Quien haya sufrido violencia o haya acompañado a alguien en esa situación, quien haya recorrido comisarías y hablado con abogadas como quien busca desesperadamente un cabo, una balsa, que le saque a flote, conocerá dimensiones del desamparo desconocidas para el resto
Una realidad cotidiana, una marea constante que persiste por debajo de las batallas culturales, algo que nos ha de preocupar, no para buscar culpables, o alimentar parrillas televisivas y debates de twitter, sino para seguir pensando, juntas, como mantenernos todas a flote. Sacando tiempo para las amigas que bracean, estando atentas a lo que nos rodea, gobernando nuestra atención, cuidándonos y cuidando, exigiendo a los hombres que se impliquen y se alíen, que rompan con lo que heredaron, y contaminen a los suyos, que impugnen los pactos masculinos en los que se aplaude ganar, quedar por encima, en los que se mira con desprecio o pena a quienes “pierden”, caminar con quienes quieren entender, porque son necesarios.

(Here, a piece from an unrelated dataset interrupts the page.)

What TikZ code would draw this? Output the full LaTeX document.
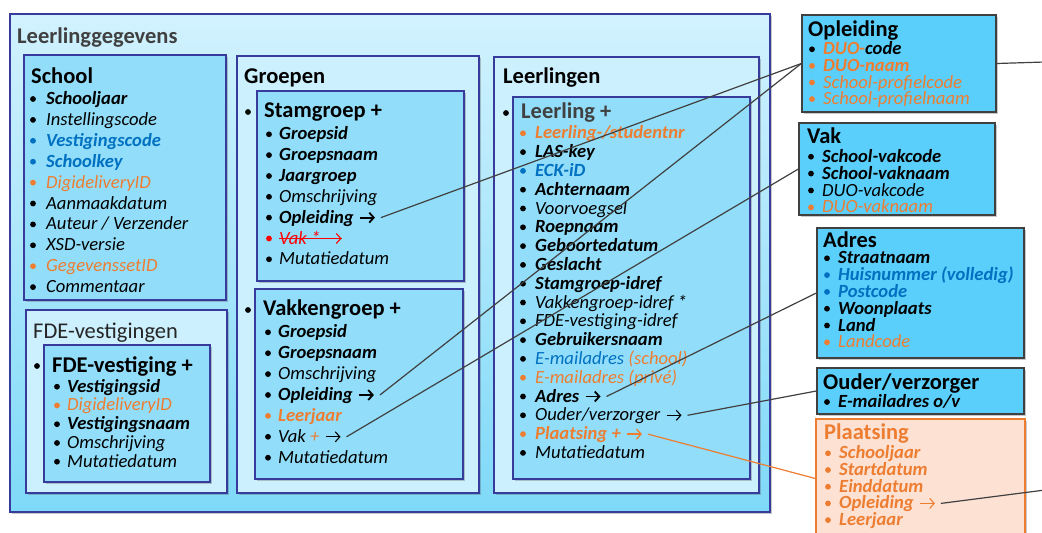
\documentclass[tikz,border=0pt]{standalone}
\usepackage{fontspec}
\setmainfont{Carlito}
\usetikzlibrary{arrows.meta,shadows,calc}
\definecolor{org}{HTML}{ED7D31}
\definecolor{blu}{HTML}{0070C0}
\definecolor{navy}{HTML}{363B9C}
\definecolor{dgray}{HTML}{404040}
\definecolor{midfill}{HTML}{CDF0FE}
\definecolor{entfill}{HTML}{92DEFA}
\definecolor{extfill}{HTML}{5BCFFB}
\definecolor{plfill}{HTML}{FDE1D3}
\definecolor{outtop}{HTML}{D2F2FE}
\definecolor{outbot}{HTML}{7ED9F8}
\newcommand\bi[1]{{\bfseries\itshape #1}}
\newcommand\ii[1]{{\itshape #1}}
\newcommand\itm[6]{\node[dot, fill=#5] (#1b) at (#2,#4-5.5) {};
  \node[txt] (#1) at (#3,#4) {#6};}
\newcommand\arrw[4]{\draw[#2, line width=#3, -{Straight Barb[length=4.5pt,width=10pt]}]
  ($(#1.base east)+(6,-5.5)$) -- ++(15,0) coordinate (#4tip);
  \coordinate (#4) at ($(#4tip)+(6,0)$);}
\tikzset{
  shd/.style={drop shadow={shadow xshift=1.5pt, shadow yshift=-1.5pt, opacity=0.3, fill=black!70}},
  bx/.style={rectangle, draw=navy, line width=1.3pt, inner sep=0pt, shd},
  ext/.style={rectangle, draw=dgray, line width=1.3pt, fill=extfill, inner sep=0pt, shd},
  dot/.style={circle, inner sep=0pt, minimum size=5.8pt, draw=none},
  txt/.style={anchor=base west, inner sep=0pt, font=\fontsize{18.6}{20}\selectfont},
  ttl/.style={anchor=base west, inner sep=0pt, font=\fontsize{22.5}{24}\selectfont\bfseries},
  conn/.style={draw=dgray, line width=1.2pt},
}
\begin{document}
\begin{tikzpicture}[x=1pt,y=-1pt]
\useasboundingbox (0,0) rectangle (1042,533);
% boxes
\node[bx, line width=1.5pt, top color=outtop, bottom color=outbot, minimum width=760pt, minimum height=498pt] (outer) at (390,263) {};
\node[bx, fill=entfill, minimum width=202pt, minimum height=245pt] (school) at (125,177.5) {};
\node[bx, fill=midfill, minimum width=201pt, minimum height=183pt] (fdeg) at (126.5,401.5) {};
\node[bx, fill=entfill, minimum width=166pt, minimum height=137pt] (fde) at (127,413.5) {};
\node[bx, fill=midfill, minimum width=242pt, minimum height=437pt] (groepen) at (358,274.5) {};
\node[bx, fill=entfill, minimum width=207pt, minimum height=190pt] (stam) at (360.5,186) {};
\node[bx, fill=entfill, minimum width=208pt, minimum height=190pt] (vakg) at (359,384) {};
\node[bx, fill=midfill, minimum width=265pt, minimum height=436pt] (leerlingen) at (626.5,275) {};
\node[bx, fill=entfill, minimum width=237pt, minimum height=382pt] (leerling) at (631.5,288) {};
\node[ext, minimum width=194pt, minimum height=97pt] (opl) at (899,63.5) {};
\node[ext, minimum width=196pt, minimum height=92pt] (vak) at (897,169) {};
\node[ext, minimum width=207pt, minimum height=130pt] (adres) at (920.5,293) {};
\node[ext, minimum width=207pt, minimum height=46pt] (ouder) at (920.5,391) {};
\node[rectangle, draw=org, line width=1.3pt, fill=plfill, inner sep=0pt, shd, minimum width=209pt, minimum height=119pt] (plaats) at (920.5,478.5) {};
% titles
\node[ttl, text=dgray] (tLg) at (17,43) {Leerlinggegevens};
\node[ttl] (tSchool) at (31,83) {School};
\node[ttl, font=\fontsize{22.5}{24}\selectfont, text=black!85] (tFdeg) at (33,338) {FDE-vestigingen};
\node[dot, fill=black] (bFde) at (37,366) {};
\node[ttl] (tFde) at (52,372) {FDE-vestiging +};
\node[ttl] (tGroepen) at (244,83) {Groepen};
\node[dot, fill=black] (bStam) at (248,112) {};
\node[ttl] (tStam) at (264,117) {Stamgroep +};
\node[dot, fill=black] (bVakg) at (248,310) {};
\node[ttl] (tVakg) at (263,315) {Vakkengroep +};
\node[ttl] (tLln) at (503,83) {Leerlingen};
\node[dot, fill=black] (bLl) at (506,113) {};
\node[ttl, text=dgray] (tLl) at (521,118) {Leerling +};
\node[ttl] (tOpl) at (808,36) {Opleiding};
\node[ttl] (tVak) at (807,143) {Vak};
\node[ttl] (tAdres) at (823,247) {Adres};
\node[ttl] (tOuder) at (823,389) {Ouder/verzorger};
\node[ttl, text=org] (tPl) at (824,439.5) {Plaatsing};
% School
\itm{s1}{33}{46}{104.5}{black}{\bi{Schooljaar}}
\itm{s2}{33}{46}{125.4}{black}{\ii{Instellingscode}}
\itm{s3}{33}{46}{146.3}{blu}{\color{blu}\bi{Vestigingscode}}
\itm{s4}{33}{46}{167.2}{blu}{\color{blu}\bi{Schoolkey}}
\itm{s5}{33}{46}{188.1}{org}{\color{org}\ii{DigideliveryID}}
\itm{s6}{33}{46}{209.0}{black}{\ii{Aanmaakdatum}}
\itm{s7}{33}{46}{229.9}{black}{\ii{Auteur / Verzender}}
\itm{s8}{33}{46}{250.8}{black}{\ii{XSD-versie}}
\itm{s9}{33}{46}{271.7}{org}{\color{org}\ii{GegevenssetID}}
\itm{s10}{33}{46}{292.6}{black}{\ii{Commentaar}}
% FDE
\itm{f1}{57}{67}{392.2}{black}{\bi{Vestigingsid}}
\itm{f2}{57}{67}{410.95}{org}{\color{org}\ii{DigideliveryID}}
\itm{f3}{57}{67}{429.7}{black}{\bi{Vestigingsnaam}}
\itm{f4}{57}{67}{448.45}{black}{\ii{Omschrijving}}
\itm{f5}{57}{67}{467.2}{black}{\ii{Mutatiedatum}}
% Stamgroep
\itm{g1}{269}{279}{139.8}{black}{\bi{Groepsid}}
\itm{g2}{269}{279}{160.6}{black}{\bi{Groepsnaam}}
\itm{g3}{269}{279}{181.5}{black}{\bi{Jaargroep}}
\itm{g4}{269}{279}{202.3}{black}{\ii{Omschrijving}}
\itm{g5}{269}{279}{223.1}{black}{\bi{Opleiding}}
\itm{g6}{269}{279}{244.0}{red}{\color{red}\ii{Vak *}}
\itm{g7}{269}{279}{264.8}{black}{\ii{Mutatiedatum}}
\arrw{g5}{black}{1.8pt}{cStamOpl}
\arrw{g6}{red}{1.1pt}{cStamVak}
\draw[red, line width=1.1pt] ($(g6.base west)+(0,-5.5)$) -- (cStamVaktip);
% Vakkengroep
\itm{v1}{268}{278}{337.8}{black}{\bi{Groepsid}}
\itm{v2}{268}{278}{358.7}{black}{\bi{Groepsnaam}}
\itm{v3}{268}{278}{379.6}{black}{\ii{Omschrijving}}
\itm{v4}{268}{278}{400.5}{black}{\bi{Opleiding}}
\itm{v5}{268}{278}{421.4}{org}{\color{org}\bi{Leerjaar}}
\itm{v6}{268}{278}{442.3}{black}{\ii{Vak \textcolor{org}{+}}}
\itm{v7}{268}{278}{463.2}{black}{\ii{Mutatiedatum}}
\arrw{v4}{black}{1.8pt}{cVakgOpl}
\arrw{v6}{black}{1.1pt}{cVakgVak}
% Leerling
\itm{l1}{523}{535}{138.8}{org}{\color{org}\bi{Leerling-/studentnr}}
\itm{l2}{523}{535}{157.6}{black}{\bi{LAS-key}}
\itm{l3}{523}{535}{176.4}{blu}{\color{blu}\bi{ECK-iD}}
\itm{l4}{523}{535}{195.2}{black}{\bi{Achternaam}}
\itm{l5}{523}{535}{214.0}{black}{\ii{Voorvoegsel}}
\itm{l6}{523}{535}{232.8}{black}{\bi{Roepnaam}}
\itm{l7}{523}{535}{251.6}{black}{\bi{Geboortedatum}}
\itm{l8}{523}{535}{270.4}{black}{\bi{Geslacht}}
\itm{l9}{523}{535}{289.2}{black}{\bi{Stamgroep-idref}}
\itm{l10}{523}{535}{308.0}{black}{\ii{Vakkengroep-idref *}}
\itm{l11}{523}{535}{326.8}{black}{\ii{FDE-vestiging-idref}}
\itm{l12}{523}{535}{345.6}{black}{\bi{Gebruikersnaam}}
\itm{l13}{523}{535}{364.4}{black}{\ii{\textcolor{blu}{E-mailadres} \textcolor{org}{(school)}}}
\itm{l14}{523}{535}{383.2}{org}{\color{org}\ii{E-mailadres (privé)}}
\itm{l15}{523}{535}{402.0}{black}{\bi{Adres}}
\itm{l16}{523}{535}{420.8}{black}{\ii{Ouder/verzorger}}
\itm{l17}{523}{535}{439.6}{org}{\color{org}\bi{Plaatsing +}}
\itm{l18}{523}{535}{458.4}{black}{\ii{Mutatiedatum}}
\arrw{l15}{black}{1.8pt}{cAdres}
\arrw{l16}{black}{1.1pt}{cOuder}
\arrw{l17}{org}{1.3pt}{cPlaats}
% Opleiding
\itm{o1}{812}{823}{54.8}{black}{\bi{\textcolor{org}{DUO-}code}}
\itm{o2}{812}{823}{71.4}{org}{\color{org}\bi{DUO-naam}}
\itm{o3}{812}{823}{88.0}{org}{\color{org}\ii{School-profielcode}}
\itm{o4}{812}{823}{104.6}{org}{\color{org}\ii{School-profielnaam}}
% Vak
\itm{k1}{811}{822}{162.2}{black}{\bi{School-vakcode}}
\itm{k2}{811}{822}{179.1}{black}{\bi{School-vaknaam}}
\itm{k3}{811}{822}{196.0}{black}{\ii{DUO-vakcode}}
\itm{k4}{811}{822}{212.9}{org}{\color{org}\ii{DUO-vaknaam}}
% Adres
\itm{a1}{827}{838}{263.8}{black}{\bi{Straatnaam}}
\itm{a2}{827}{838}{280.6}{blu}{\color{blu}\bi{Huisnummer (volledig)}}
\itm{a3}{827}{838}{297.4}{blu}{\color{blu}\bi{Postcode}}
\itm{a4}{827}{838}{314.2}{black}{\bi{Woonplaats}}
\itm{a5}{827}{838}{331.0}{black}{\bi{Land}}
\itm{a6}{827}{838}{347.8}{org}{\color{org}\ii{Landcode}}
% Ouder
\itm{u1}{827}{838}{407.5}{black}{\bi{E-mailadres o/v}}
% Plaatsing
\itm{p1}{828}{839}{458.8}{org}{\color{org}\bi{Schooljaar}}
\itm{p2}{828}{839}{475.5}{org}{\color{org}\bi{Startdatum}}
\itm{p3}{828}{839}{492.2}{org}{\color{org}\bi{Einddatum}}
\itm{p4}{828}{839}{508.9}{org}{\color{org}\bi{Opleiding}}
\itm{p5}{828}{839}{525.6}{org}{\color{org}\bi{Leerjaar}}
\arrw{p4}{org}{1.1pt}{cPlOpl}
% connectors
\coordinate (oplOut) at (1045,62);
\coordinate (plOut) at (1045,490);
\draw[conn] (cStamOpl) -- (opl.west);
\draw[conn] (cVakgOpl) -- (opl.west);
\draw[conn] (cVakgVak) -- (vak.west);
\draw[conn] (cAdres) -- (adres.west);
\draw[conn] (cOuder) -- (ouder.west);
\draw[conn, draw=org] (cPlaats) -- (plaats.west);
\draw[conn] (opl.east) -- (oplOut);
\draw[conn] (cPlOpl) -- (plOut);
\end{tikzpicture}
\end{document}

Se trata de desarmar la violencia y conjurar la soledad. De educar para el futuro y saber reaccionar en el presente. Apuntar a la transformación social y cultural, pero ser consciente de que es seguridad física, jurídica y material lo primero que necesita una mujer que intenta salir a flote. Se trata de no despreciar ninguna herramienta, ni prescindir de ninguna estrategia, de pedir responsabilidades sin jugar al juego de la culpa. En definitiva, quizás nos haga falta, no sé, perder todas esta fascinanción por las olas, y centrarnos en cómo vamos a transformar esas mareas estructurales para dejar de asistir, impotentes y aturdidas, a los ahogos solitarios. Poder, de una vez, dejar de contar a nuestras muertas.